7. Fear of rejection

Fear of rejection is a deeply human experience, but for some, it goes beyond the occasional nervousness.

If you find yourself constantly worrying about how others perceive you, or if you have an intense fear of being disliked or rejected, it might be a sign that you’re conflict-avoidant.

This fear can lead you to constantly agree with others, refrain from expressing your true thoughts and feelings, and avoid any situation that could potentially lead to disagreement or confrontation.

Exploring the roots of conflict avoidance

Understanding conflict avoidance is about more than just recognizing the signs. It’s about digging deeper, exploring the roots of this behavior, and understanding why you might have developed these traits in the first place.

Conflict avoidance often stems from early life experiences.

Perhaps you grew up in an environment where expressing your own thoughts and feelings led to arguments or negative reactions, making you learn to suppress your own needs to keep the peace.

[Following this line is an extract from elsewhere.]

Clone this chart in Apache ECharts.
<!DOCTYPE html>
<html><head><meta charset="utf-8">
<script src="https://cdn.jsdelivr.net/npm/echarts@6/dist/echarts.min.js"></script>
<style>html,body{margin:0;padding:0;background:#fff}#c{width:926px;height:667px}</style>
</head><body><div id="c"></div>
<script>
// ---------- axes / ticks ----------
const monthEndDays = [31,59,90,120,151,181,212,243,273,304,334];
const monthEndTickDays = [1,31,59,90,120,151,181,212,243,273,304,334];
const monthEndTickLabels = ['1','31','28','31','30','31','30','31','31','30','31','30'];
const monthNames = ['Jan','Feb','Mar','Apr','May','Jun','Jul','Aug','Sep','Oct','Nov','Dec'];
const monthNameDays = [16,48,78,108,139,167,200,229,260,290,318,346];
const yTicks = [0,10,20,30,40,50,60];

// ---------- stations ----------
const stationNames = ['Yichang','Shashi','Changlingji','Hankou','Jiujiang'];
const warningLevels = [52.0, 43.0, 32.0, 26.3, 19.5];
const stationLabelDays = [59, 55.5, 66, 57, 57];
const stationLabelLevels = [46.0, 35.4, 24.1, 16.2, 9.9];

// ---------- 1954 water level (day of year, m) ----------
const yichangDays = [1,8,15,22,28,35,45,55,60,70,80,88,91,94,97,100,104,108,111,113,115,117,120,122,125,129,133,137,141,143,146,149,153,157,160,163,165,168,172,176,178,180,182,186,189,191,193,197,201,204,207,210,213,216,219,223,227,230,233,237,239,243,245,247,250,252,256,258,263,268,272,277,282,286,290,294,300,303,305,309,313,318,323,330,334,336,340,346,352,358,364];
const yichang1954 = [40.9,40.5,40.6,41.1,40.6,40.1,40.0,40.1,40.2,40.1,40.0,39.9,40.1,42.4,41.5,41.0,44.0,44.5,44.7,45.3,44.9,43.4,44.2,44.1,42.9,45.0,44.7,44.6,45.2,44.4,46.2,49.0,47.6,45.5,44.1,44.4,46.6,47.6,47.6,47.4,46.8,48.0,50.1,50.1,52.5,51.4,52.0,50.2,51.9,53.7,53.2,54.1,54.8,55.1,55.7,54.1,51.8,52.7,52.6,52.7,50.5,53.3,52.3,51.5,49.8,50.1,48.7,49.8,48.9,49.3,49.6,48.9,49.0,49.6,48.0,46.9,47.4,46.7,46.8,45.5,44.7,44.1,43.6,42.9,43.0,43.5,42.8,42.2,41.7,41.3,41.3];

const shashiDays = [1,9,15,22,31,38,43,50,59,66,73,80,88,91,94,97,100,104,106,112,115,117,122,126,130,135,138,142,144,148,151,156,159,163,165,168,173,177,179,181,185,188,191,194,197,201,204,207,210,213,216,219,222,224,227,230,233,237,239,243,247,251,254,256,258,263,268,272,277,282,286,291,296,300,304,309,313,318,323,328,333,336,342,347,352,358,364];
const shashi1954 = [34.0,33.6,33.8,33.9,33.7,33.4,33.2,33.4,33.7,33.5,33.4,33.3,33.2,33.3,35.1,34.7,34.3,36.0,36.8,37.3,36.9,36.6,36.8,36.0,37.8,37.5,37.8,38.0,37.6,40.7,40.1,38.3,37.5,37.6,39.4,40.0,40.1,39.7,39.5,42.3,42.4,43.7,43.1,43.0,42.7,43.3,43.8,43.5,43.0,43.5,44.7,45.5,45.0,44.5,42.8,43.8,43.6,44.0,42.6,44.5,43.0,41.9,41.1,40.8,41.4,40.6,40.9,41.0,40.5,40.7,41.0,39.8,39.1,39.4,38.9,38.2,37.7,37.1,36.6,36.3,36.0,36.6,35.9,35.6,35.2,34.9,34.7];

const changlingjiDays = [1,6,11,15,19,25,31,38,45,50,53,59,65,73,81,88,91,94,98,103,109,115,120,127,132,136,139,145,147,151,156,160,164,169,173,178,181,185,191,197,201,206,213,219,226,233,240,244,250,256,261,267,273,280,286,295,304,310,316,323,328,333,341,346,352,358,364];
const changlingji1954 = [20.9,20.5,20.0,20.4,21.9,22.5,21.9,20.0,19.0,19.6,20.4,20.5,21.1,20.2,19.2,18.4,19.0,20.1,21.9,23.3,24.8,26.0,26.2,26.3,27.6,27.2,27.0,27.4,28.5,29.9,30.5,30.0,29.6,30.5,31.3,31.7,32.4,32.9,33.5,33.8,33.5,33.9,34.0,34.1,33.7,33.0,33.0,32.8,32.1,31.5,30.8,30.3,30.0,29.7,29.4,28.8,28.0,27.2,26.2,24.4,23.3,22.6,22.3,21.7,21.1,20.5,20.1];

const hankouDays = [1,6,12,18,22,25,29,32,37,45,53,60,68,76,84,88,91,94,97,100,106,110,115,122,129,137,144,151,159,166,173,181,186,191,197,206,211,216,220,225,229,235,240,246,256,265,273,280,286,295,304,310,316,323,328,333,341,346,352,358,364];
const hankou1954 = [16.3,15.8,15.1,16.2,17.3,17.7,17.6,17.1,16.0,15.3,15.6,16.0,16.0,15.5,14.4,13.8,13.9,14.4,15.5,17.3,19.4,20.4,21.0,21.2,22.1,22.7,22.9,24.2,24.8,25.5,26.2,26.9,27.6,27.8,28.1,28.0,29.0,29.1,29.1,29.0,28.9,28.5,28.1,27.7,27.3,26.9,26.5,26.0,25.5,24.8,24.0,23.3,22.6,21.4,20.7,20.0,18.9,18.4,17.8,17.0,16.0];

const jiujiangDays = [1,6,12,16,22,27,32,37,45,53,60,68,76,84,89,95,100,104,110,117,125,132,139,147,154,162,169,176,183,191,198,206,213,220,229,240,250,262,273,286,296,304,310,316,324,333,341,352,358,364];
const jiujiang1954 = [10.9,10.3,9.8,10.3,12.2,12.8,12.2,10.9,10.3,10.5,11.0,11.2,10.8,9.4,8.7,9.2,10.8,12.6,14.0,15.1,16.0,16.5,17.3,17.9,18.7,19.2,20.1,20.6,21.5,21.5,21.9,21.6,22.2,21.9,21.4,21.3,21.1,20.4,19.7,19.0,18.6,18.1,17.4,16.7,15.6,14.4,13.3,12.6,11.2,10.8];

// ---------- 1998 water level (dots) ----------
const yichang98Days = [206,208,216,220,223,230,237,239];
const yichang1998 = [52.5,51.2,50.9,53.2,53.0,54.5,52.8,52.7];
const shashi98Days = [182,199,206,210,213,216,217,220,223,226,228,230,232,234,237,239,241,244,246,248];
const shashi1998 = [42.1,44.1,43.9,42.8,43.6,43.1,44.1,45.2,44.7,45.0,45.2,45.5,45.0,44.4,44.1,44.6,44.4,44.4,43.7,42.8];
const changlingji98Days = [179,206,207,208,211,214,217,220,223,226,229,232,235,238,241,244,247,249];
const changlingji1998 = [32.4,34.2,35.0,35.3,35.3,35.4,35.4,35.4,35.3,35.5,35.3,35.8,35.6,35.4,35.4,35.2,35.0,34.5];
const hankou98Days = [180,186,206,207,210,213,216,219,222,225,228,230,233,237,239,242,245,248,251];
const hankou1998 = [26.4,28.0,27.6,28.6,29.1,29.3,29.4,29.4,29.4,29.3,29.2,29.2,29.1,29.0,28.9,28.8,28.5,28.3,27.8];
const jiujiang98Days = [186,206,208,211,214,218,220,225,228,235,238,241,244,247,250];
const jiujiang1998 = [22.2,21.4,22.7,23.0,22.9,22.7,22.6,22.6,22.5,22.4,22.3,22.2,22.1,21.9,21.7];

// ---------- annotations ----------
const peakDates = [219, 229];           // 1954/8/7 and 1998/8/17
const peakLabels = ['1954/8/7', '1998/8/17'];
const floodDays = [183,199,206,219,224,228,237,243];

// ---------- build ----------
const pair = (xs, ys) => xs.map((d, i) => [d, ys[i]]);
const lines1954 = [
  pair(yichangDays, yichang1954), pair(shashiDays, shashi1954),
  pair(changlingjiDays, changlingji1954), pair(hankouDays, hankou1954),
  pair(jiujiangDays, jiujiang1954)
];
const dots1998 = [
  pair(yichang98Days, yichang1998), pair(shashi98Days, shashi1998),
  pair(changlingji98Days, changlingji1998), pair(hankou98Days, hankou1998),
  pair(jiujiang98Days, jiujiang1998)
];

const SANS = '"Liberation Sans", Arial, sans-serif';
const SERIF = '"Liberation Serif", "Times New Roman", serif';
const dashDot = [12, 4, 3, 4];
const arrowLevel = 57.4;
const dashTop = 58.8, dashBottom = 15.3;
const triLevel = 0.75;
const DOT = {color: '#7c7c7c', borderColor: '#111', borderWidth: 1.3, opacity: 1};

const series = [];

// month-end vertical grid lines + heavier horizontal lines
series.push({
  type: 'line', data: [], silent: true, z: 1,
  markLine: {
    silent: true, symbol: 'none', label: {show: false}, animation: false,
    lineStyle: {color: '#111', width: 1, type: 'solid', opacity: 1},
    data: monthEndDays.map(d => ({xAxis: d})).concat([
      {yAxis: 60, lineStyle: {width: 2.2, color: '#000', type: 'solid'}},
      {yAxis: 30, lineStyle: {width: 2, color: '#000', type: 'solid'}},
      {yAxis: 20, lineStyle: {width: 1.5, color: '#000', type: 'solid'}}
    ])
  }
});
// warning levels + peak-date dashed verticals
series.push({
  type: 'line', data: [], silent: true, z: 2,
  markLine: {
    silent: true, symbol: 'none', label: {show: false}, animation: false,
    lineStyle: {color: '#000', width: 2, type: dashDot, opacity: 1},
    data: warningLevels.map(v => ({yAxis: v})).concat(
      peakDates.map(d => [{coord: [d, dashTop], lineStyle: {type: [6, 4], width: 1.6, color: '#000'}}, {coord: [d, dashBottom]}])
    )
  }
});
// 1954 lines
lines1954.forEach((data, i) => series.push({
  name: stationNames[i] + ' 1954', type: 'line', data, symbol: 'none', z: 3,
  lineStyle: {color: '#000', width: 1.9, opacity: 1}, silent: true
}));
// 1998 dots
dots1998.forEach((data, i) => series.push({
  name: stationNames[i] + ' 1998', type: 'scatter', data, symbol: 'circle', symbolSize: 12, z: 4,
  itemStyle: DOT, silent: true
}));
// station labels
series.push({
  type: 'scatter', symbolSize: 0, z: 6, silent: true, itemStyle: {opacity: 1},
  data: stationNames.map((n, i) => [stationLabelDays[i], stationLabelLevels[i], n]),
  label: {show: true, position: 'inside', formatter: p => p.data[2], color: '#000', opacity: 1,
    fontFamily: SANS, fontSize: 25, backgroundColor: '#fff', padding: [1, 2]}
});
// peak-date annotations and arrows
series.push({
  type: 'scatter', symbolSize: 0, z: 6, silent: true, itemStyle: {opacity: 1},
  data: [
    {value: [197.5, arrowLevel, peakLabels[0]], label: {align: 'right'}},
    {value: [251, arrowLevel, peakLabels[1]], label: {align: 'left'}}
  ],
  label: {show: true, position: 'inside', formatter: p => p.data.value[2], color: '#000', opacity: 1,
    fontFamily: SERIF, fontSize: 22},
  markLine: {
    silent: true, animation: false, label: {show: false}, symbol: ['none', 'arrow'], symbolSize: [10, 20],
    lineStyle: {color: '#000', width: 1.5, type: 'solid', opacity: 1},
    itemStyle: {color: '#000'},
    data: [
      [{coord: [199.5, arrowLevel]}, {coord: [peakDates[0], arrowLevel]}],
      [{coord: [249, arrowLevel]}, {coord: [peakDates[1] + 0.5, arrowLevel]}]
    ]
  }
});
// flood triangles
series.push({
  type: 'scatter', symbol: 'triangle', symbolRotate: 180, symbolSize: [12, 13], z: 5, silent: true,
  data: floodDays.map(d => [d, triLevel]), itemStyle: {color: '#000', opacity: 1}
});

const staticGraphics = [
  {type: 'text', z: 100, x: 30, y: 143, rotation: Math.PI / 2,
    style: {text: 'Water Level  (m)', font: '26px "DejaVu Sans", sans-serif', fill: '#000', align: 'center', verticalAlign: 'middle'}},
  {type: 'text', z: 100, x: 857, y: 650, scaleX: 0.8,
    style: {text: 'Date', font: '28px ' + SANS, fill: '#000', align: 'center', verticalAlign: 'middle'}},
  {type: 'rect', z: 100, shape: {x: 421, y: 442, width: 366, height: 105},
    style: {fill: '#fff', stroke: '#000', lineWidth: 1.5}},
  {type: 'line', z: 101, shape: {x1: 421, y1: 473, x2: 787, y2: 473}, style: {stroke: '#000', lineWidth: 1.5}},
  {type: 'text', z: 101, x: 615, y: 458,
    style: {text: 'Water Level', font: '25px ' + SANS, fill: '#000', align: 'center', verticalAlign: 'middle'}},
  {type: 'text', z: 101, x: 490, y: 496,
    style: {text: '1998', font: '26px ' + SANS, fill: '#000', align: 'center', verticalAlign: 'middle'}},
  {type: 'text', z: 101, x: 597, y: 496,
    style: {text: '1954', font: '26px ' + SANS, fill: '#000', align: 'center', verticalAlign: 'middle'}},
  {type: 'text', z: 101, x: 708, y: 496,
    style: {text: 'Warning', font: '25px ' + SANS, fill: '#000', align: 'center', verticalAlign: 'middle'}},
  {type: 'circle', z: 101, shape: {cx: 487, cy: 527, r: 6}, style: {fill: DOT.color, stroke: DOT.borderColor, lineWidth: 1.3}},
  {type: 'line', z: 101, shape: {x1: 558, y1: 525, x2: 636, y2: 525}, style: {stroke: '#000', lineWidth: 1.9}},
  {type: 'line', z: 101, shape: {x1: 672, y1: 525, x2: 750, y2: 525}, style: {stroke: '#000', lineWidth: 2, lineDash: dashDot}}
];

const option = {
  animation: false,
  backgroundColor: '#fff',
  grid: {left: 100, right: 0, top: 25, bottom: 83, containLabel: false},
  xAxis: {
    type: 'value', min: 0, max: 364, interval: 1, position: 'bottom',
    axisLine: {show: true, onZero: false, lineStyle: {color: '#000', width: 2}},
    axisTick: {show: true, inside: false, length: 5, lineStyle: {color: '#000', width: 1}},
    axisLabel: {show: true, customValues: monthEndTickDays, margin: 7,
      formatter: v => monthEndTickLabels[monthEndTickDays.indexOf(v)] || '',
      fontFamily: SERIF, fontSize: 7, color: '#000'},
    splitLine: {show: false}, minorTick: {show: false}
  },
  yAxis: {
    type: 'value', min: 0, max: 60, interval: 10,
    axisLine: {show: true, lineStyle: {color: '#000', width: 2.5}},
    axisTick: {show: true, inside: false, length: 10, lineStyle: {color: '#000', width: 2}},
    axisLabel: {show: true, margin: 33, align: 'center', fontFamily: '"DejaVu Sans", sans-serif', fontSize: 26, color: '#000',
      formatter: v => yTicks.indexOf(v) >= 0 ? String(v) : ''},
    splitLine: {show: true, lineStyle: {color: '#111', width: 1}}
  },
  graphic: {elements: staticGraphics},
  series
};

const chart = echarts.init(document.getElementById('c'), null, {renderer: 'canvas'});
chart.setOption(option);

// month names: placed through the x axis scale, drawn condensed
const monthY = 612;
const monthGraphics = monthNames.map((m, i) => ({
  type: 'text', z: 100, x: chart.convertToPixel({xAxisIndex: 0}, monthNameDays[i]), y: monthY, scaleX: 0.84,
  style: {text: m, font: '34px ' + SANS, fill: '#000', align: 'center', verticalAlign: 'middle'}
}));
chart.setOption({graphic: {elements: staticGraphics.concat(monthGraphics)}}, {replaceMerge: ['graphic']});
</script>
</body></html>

Or maybe you experienced a traumatic event that made confrontation feel unsafe and threatening.

These experiences can shape our behaviors and reactions, leading us to develop patterns that, while they might have been survival mechanisms at one point, could be hindering our relationships and personal growth now.

However, recognizing these patterns and their origins can be a powerful tool for change.

It can help you understand that your fear of conflict, while very real and valid, is based on past experiences that don’t necessarily dictate how your future interactions have to go.

It’s also important to remember that conflict isn’t inherently bad.

Healthy conflict can lead to growth, deeper understanding, and stronger relationships. It’s about expressing your own thoughts and feelings while also respecting those of others – a balance that acknowledges both parties as equals.

Ultimately, recognizing conflict avoidance and working on these traits is about becoming more authentic in your interactions with others and with yourself.

It’s about creating a space where you can express your thoughts and feelings without fear – a space where you can truly be you.